Medusa: REST routes for Web v2 and API v2

Created on 30 Jun 2016  路  9Comments  路  Source: pymedusa/Medusa

Route Map

Network

  • id - Network ID or Slug

/network/
/network/{id}/
/network/{id}/information
/network/{id}/configuration
/network/{id}/schedule
/network/{id}/statistics

Series

  • id - Series ID or Slug
  • x - Season ID
  • y - Episode ID

/series/
/series/{id}/
/series/{id}/information
/series/{id}/configuration
/series/{id}/statistics
/series/{id}/season/
/series/{id}/{season}/
/series/{id}/{episode}/
/series/{id}/{status}/

Episode

  • id - Episode ID

/episode/
/episode/{id}/
/episode/{id}/information
/episode/{id}/configuration
/episode/{id}/statistics

Discussion Enhancement Help wanted

Most helpful comment

I was actually considering dual routing... English being primary routing and using localized version as a redirect. English would be the primary route and would be a guaranteed route (e.g. /series/1/poster.jpg would always link to the poster for the first series added to the database regardless of localization) but the localized route would only be available for the currently selected localization. Implementation would be simple in most cases. Not entirely convinced it would really add value, but haven't ruled it out. Also I think the American concept of Series/Season is international enough (many in the UK/Australia are at least familiar with it from watching American shows) while, for example, the UK's use of Series for season is virtually unknown in the US.

All 9 comments

Should we be using series when it's only used in a very few places in the world? Show would be more fitting.

The idea is the routes would be localized when localization is implemented. Also I opted for series here as show is ambiguous when we start including movies in Medusa.

Also as a note for IDs. IDs would be the Medusa database ID, which would be a sequential, auto-numbered list, most likely starting at 1, and representing the order it was added to the database. This would yeild a route such as the following:

localhost:8081/series/1/

This would also allow for use of indexer specific IDs by using a pattern such as the following:

localhost:8081/series/tvdb121361/
localhost:8081/series/maze82/
localhost:8081/series/imdb0944947/

or even a slug:

localhost:8081/series/game-of-thrones

For episode numbering a similar principle would apply:

localhost:8081/series/maze82/1x1
localhost:8081/series/maze82/s01e01
localhost:8081/series/maze82/absolute-1
localhost:8081/series/maze82/scene-s01e01
localhost:8081/series/maze82/scene-absolute-1

Or even potentially some odd combinations such as:

localhost:8081/series/maze82/tvdb-s01e01

The idea is the routes would be localized when localization is implemented.

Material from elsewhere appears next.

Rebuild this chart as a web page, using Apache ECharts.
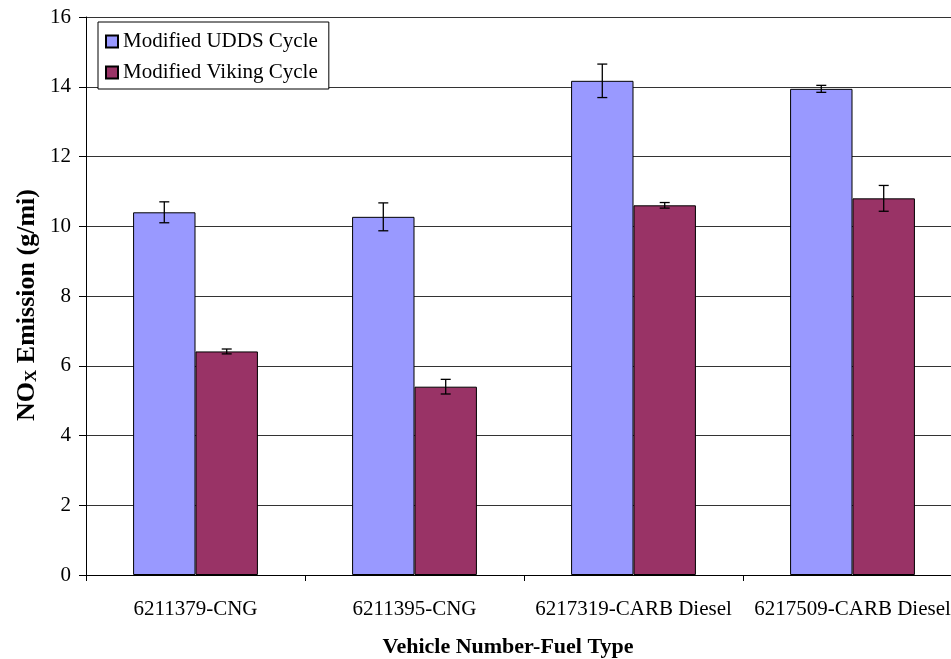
<!DOCTYPE html>
<html><head><meta charset="utf-8">
<script src="https://cdn.jsdelivr.net/npm/echarts@6/dist/echarts.min.js"></script>
<style>html,body{margin:0;padding:0;background:#fff}#c{width:951px;height:659px}</style>
</head><body><div id="c"></div>
<script>
const categories = ['6211379-CNG', '6211395-CNG', '6217319-CARB Diesel', '6217509-CARB Diesel'];
const uddsName = 'Modified UDDS Cycle';
const vikingName = 'Modified Viking Cycle';
const uddsValues = [10.4, 10.27, 14.17, 13.94];
const uddsErrors = [0.3, 0.4, 0.48, 0.1];
const vikingValues = [6.41, 5.4, 10.6, 10.8];
const vikingErrors = [0.07, 0.21, 0.08, 0.37];
const yTicks = [0, 2, 4, 6, 8, 10, 12, 14, 16];

const FONT = 'Liberation Serif';
const BAR_FRAC = 0.285;

function errSeries(values, errors, side) {
  return {
    type: 'custom', z: 10, silent: true,
    data: values.map((v, i) => [i, v - errors[i], v + errors[i]]),
    renderItem: function (params, api) {
      const i = api.value(0);
      const band = api.size([1, 0])[0];
      const off = side * band * BAR_FRAC / 2;
      const lo = api.coord([i, api.value(1)]);
      const hi = api.coord([i, api.value(2)]);
      const x = lo[0] + off;
      const cap = 5;
      const st = { stroke: '#000', lineWidth: 1.3 };
      return { type: 'group', children: [
        { type: 'line', shape: { x1: x, y1: lo[1], x2: x, y2: hi[1] }, style: st },
        { type: 'line', shape: { x1: x - cap, y1: lo[1], x2: x + cap, y2: lo[1] }, style: st },
        { type: 'line', shape: { x1: x - cap, y1: hi[1], x2: x + cap, y2: hi[1] }, style: st }
      ]};
    }
  };
}

const chart = echarts.init(document.getElementById('c'));
chart.setOption({
  animation: false,
  backgroundColor: '#fff',
  textStyle: { fontFamily: FONT },
  grid: { left: 86, top: 17, right: -11, bottom: 84, outerBoundsMode: 'none', containLabel: false },
  legend: {
    data: [uddsName, vikingName],
    orient: 'vertical', left: 98, top: 22,
    backgroundColor: '#fff',
    borderColor: '#000', borderWidth: 1,
    padding: [9, 11, 6, 7], itemGap: 10,
    icon: 'rect', itemWidth: 12, itemHeight: 12,
    textStyle: { fontFamily: FONT, fontSize: 21, color: '#000' }
  },
  xAxis: {
    type: 'category', data: categories,
    axisLine: { lineStyle: { color: '#000', width: 1 } },
    axisTick: { show: true, interval: 0, length: 6, lineStyle: { color: '#000' } },
    axisLabel: { interval: 0, hideOverlap: false, color: '#000', fontFamily: FONT, fontSize: 21, margin: 24 }
  },
  yAxis: {
    type: 'value', min: yTicks[0], max: yTicks[yTicks.length - 1], interval: 2,
    axisLine: { show: true, lineStyle: { color: '#000', width: 1 } },
    axisTick: { show: true, length: 7, lineStyle: { color: '#000' } },
    axisLabel: { color: '#000', fontFamily: FONT, fontSize: 21, margin: 15 },
    splitLine: { lineStyle: { color: '#333', width: 1 } }
  },
  series: [
    { name: uddsName, type: 'bar', data: uddsValues, barWidth: (BAR_FRAC * 100) + '%', barGap: '0%',
      itemStyle: { color: '#9999FF', borderColor: '#000', borderWidth: 1 } },
    { name: vikingName, type: 'bar', data: vikingValues, barWidth: (BAR_FRAC * 100) + '%', barGap: '0%',
      itemStyle: { color: '#993366', borderColor: '#000', borderWidth: 1 } },
    errSeries(uddsValues, uddsErrors, -1),
    errSeries(vikingValues, vikingErrors, 1)
  ],
  graphic: [
    { type: 'text', x: 508, y: 647, style: { text: 'Vehicle Number-Fuel Type', fontFamily: FONT, fontWeight: 'bold', fontSize: 22, fill: '#000', align: 'center', verticalAlign: 'middle' } },
    { type: 'text', x: 27, y: 305, rotation: Math.PI / 2,
      style: { text: '{b|NO}{s|X}{b| Emission (g/mi)}', align: 'center', verticalAlign: 'middle',
        rich: { b: { fontFamily: FONT, fontWeight: 'bold', fontSize: 26, color: '#000' },
                s: { fontFamily: FONT, fontWeight: 'bold', fontSize: 17, color: '#000', padding: [9, 0, 0, 0] } } } }
  ]
});
</script></body></html>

Also I opted for series here as show is ambiguous when we start including movies in Medusa.

I hope you're not talking about series vs s茅ries since that'd cause even more issues since an app trying to connect to the Medusa API would then need to use a different route depending on the localisation of the user and/or mobile app. All routes should in English and should be the same no matter what.

I really like the idea of different ways of accessing it since it'll be easier to add different providers for metadata as nothing would depend on a single data source like we do now with tvrage/thetvdb.

I was actually considering dual routing... English being primary routing and using localized version as a redirect. English would be the primary route and would be a guaranteed route (e.g. /series/1/poster.jpg would always link to the poster for the first series added to the database regardless of localization) but the localized route would only be available for the currently selected localization. Implementation would be simple in most cases. Not entirely convinced it would really add value, but haven't ruled it out. Also I think the American concept of Series/Season is international enough (many in the UK/Australia are at least familiar with it from watching American shows) while, for example, the UK's use of Series for season is virtually unknown in the US.

So the dual routing would only be for web routes and not API routes then since a redirect on an API call will cause more issues than it's worth but then again having two different ways will cause just as many issues.

Maybe have an option that's enabled by default that turns on "localized web routes" and that'll change it from "US English" to the one set via the locale. This would help with show vs series as well. I'd personally keep with US English for all API points since almost all programming languages and API endpoints that I've ever heard of are based on US English and that's what most devs will come to expect.

I guess a "redirect" isn't really the appropriate term. Tornado routes use regex's to match the route to the appropriate template. Thus for example: r'(series|{series})'.format(series=_('series')) would match either series or the localized version of series, both would render the same template (or call the same API method) and no actual redirect call would occur.

Still I think for the API at least it should be in US English as that's a standard that all other open APIs adhere to and is now expected from most developers. Other languages for the web routes wouldn't be too bad though since it'd make the localisation feel more "solid" instead of it just being for the main interface.

@OmgImAlexis I agree, I don't think localizing the API is necessary, just wanted to clarify that it wouldn't be an actual redirect. The only reason I might consider the localization of the API as well is for consistency. I expect to have all (or at least nearly all) API routes and Web routes mirroring each other. Using the same regex's for both routes would make this easier to maintain consistency.